On September 29, 1978, less than two months into his papacy, Pope John Paul I was found dead in his bed with the book Imitation of Christ, by Thomas A. Kempis, opened and his reading light still on, probably having died of a heart attack.
Paul the Apostle wrote to some first century saints in Philippi that he desired to know his Lord and specifically the power of His resurrection and the fellowship of His sufferings (Phil.3:10). He not only wanted to imitate his Savior, Paul wanted to commune with Him in such a way that his life would be a shared life, even in the manner of suffering.

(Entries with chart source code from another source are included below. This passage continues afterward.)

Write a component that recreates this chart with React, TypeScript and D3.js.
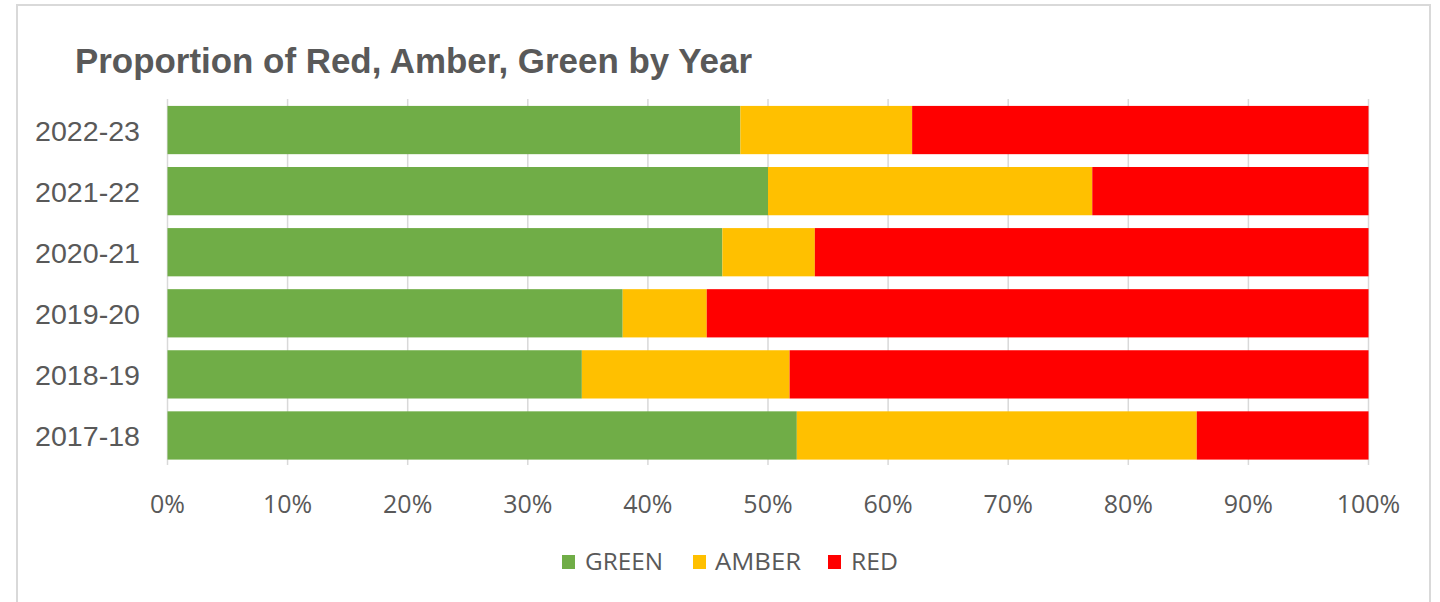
import React from "react";
import * as d3 from "d3";

const years = ["2022-23", "2021-22", "2020-21", "2019-20", "2018-19", "2017-18"];
const green = [47.7, 50.0, 46.2, 37.9, 34.5, 52.4];
const amber = [14.3, 27.0, 7.7, 7.0, 17.3, 33.3];
const red = [38.0, 23.0, 46.1, 55.1, 48.2, 14.3];
const seriesNames = ["GREEN", "AMBER", "RED"];
const seriesColors = ["#70AD47", "#FFC000", "#FF0000"];
const xTicks = [0, 10, 20, 30, 40, 50, 60, 70, 80, 90, 100];
const title = "Proportion of Red, Amber, Green by Year";

const W = 1440;
const H = 602;
const textColor = "#595959";
const gridColor = "#d9d9d9";

export default function App() {
  const x = d3.scaleLinear().domain([0, 100]).range([167.5, 1368.5]);
  const y = d3.scaleBand<string>().domain(years).range([99.5, 466]).paddingInner(0.21).paddingOuter(0.105);

  const rows = years.map((yr, i) => ({ year: yr, GREEN: green[i], AMBER: amber[i], RED: red[i] }));
  const stack = d3.stack<any>().keys(seriesNames)(rows);

  const legendItems = [
    { name: "GREEN", sq: 562, tx: 585, w: 78 },
    { name: "AMBER", sq: 693, tx: 715, w: 86 },
    { name: "RED", sq: 828, tx: 851, w: 47 },
  ];

  return (
    <div style={{ position: "absolute", left: 0, top: 0 }}>
      <svg width={W} height={H} style={{ display: "block", background: "#fff" }}>
        <rect x={17} y={5} width={1413} height={620} fill="#fff" stroke="#d9d9d9" strokeWidth={2} />
        <text
          x={75}
          y={73}
          fontFamily="'Liberation Sans', Arial, sans-serif"
          fontWeight="bold"
          fontSize={34.5}
          fill={textColor}
          textLength={677}
          lengthAdjust="spacingAndGlyphs"
        >
          {title}
        </text>
        {xTicks.map((t) => (
          <line key={"g" + t} x1={x(t)} x2={x(t)} y1={99} y2={465} stroke={gridColor} strokeWidth={1.5} />
        ))}
        {stack.map((s, si) => (
          <g key={s.key} fill={seriesColors[si]}>
            {s.map((d, i) => (
              <rect
                key={i}
                x={x(d[0])}
                y={y(years[i])}
                width={x(d[1]) - x(d[0])}
                height={y.bandwidth()}
              />
            ))}
          </g>
        ))}
        {years.map((yr) => (
          <text
            key={yr}
            x={35}
            y={(y(yr) as number) + y.bandwidth() / 2 + 10.5}
            fontFamily="'Liberation Sans', Arial, sans-serif"
            fontSize={28.5}
            fill={textColor}
            textLength={105}
            lengthAdjust="spacingAndGlyphs"
          >
            {yr}
          </text>
        ))}
        {xTicks.map((t) => (
          <text
            key={"t" + t}
            x={x(t)}
            y={513}
            textAnchor="middle"
            fontFamily="'Open Sans', sans-serif"
            fontSize={25}
            fill={textColor}
          >
            {t + "%"}
          </text>
        ))}
        {legendItems.map((it, i) => (
          <g key={it.name}>
            <rect x={it.sq} y={555} width={13} height={14} fill={seriesColors[i]} />
            <text
              x={it.tx}
              y={570}
              fontFamily="'Open Sans', sans-serif"
              fontSize={23}
              fill={textColor}
              textLength={it.w}
              lengthAdjust="spacingAndGlyphs"
            >
              {it.name}
            </text>
          </g>
        ))}
      </svg>
    </div>
  );
}
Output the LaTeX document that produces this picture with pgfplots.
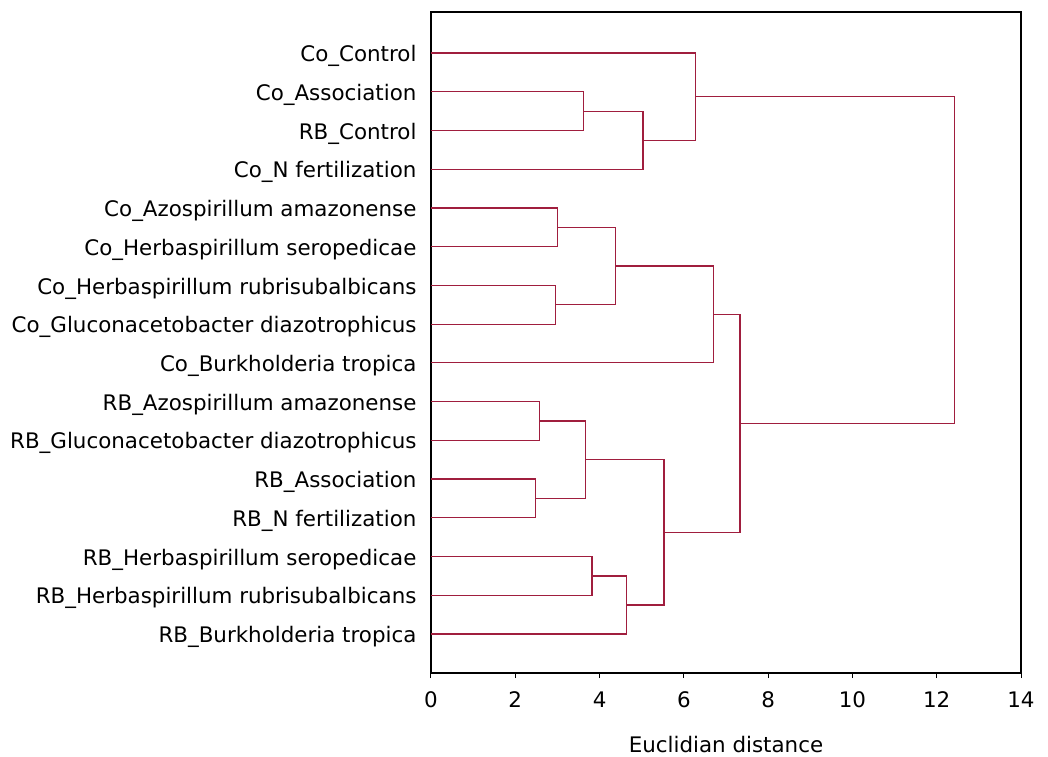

Most of us want to know Him and we surely want to live a life of resurrection power, but that suffering issue is another matter. We have read what Paul said to young Timothy when he reminded him that all who live godly in Christ Jesus will suffer persecution. (2 Tim. 3:12). And, Peter has caused us to give serious consideration to the matter of adversity when he wrote to suffering, scattered saints that they were “called” to suffer because Christ had left us an example that “ye should follow in His steps.” (I Pet. 2:21). It is easier to relegate those instructions to believers living in the early church age; but to the 21st century western world of Christ-followers, well, we’re not so quick to embrace that postulate. Sure, we would love to know Him in a way that we’ve never known Him before; but to say “Amen” to Paul’s confession that “for whom I have suffered the loss of all things,” well, that would surely give us cause for pause.

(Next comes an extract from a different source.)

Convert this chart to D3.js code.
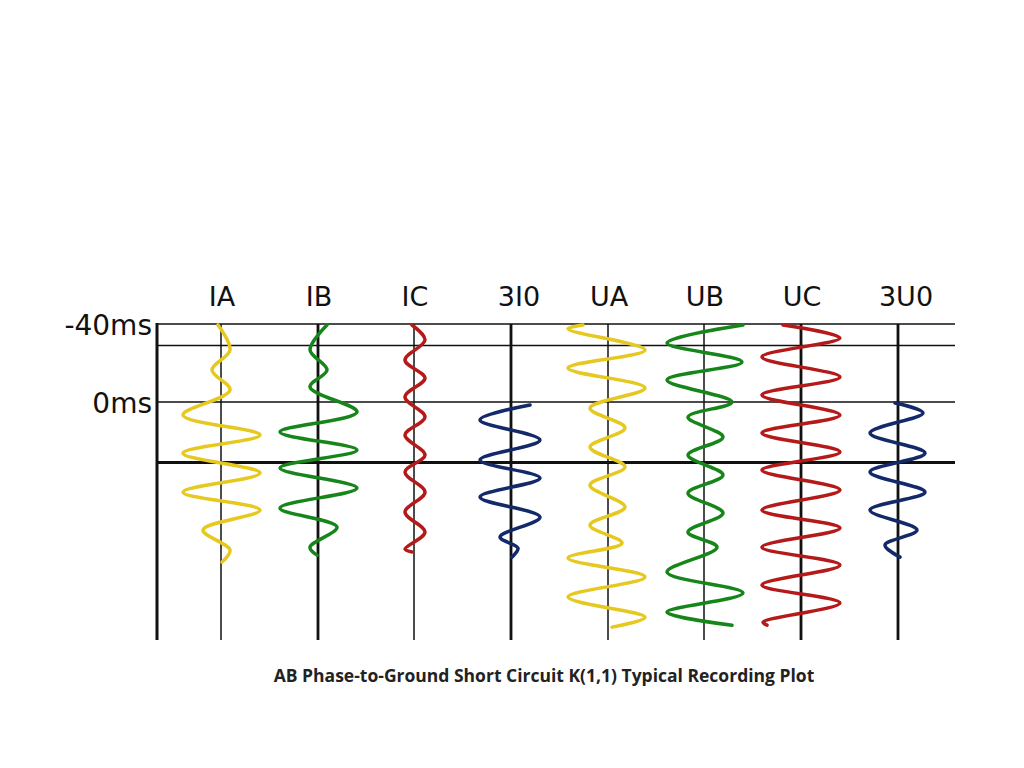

But the “fellowship of His sufferings” entails such a work of grace in a believer’s heart that he/she will have a different mind-set about things past (reputation, comforts, respect, retirement, privileges, and possessions). Paul affirms that he “suffered the loss of all things, and do count them but dung, that I may win Christ, and be found in Him….” (Phil. 3:8,9). That statement sums it all up for Paul, and becomes our mantra yet today. To be found in Him, His will, His service, His fellowship, His blessing, so that He is the center and circumference of our being, our existence, means that Christ the Lord is our “All in all!”
What is your one wish today? Riches, friends, success, security, fame, health? Or, to know Him and the power of His resurrection and the fellowship of His sufferings? There is no short-cut. We cannot pick and choose. To have the resurrection power will not be realized apart from the fellowship of sufferings.
That just may be the key to the timeless, perplexing puzzle: “Why do good people suffer?” All of us know some “salt of the earth” folk who have been in and through the furnace of suffering to an unimaginable extent. We can only wonder, sometimes, why. Then Paul’s words echo in our heart’s chamber: “…and the fellowship of His suffering.” We do not need to know more. It is part of the knowing, showing and growing as we “reach forth unto those things which are before.” (Phil. 3:13).
“Not as though I had already attained, either were already perfect: but I follow after, if that I may apprehend that for which also I am apprehended of Christ.” (Phil. 3:12).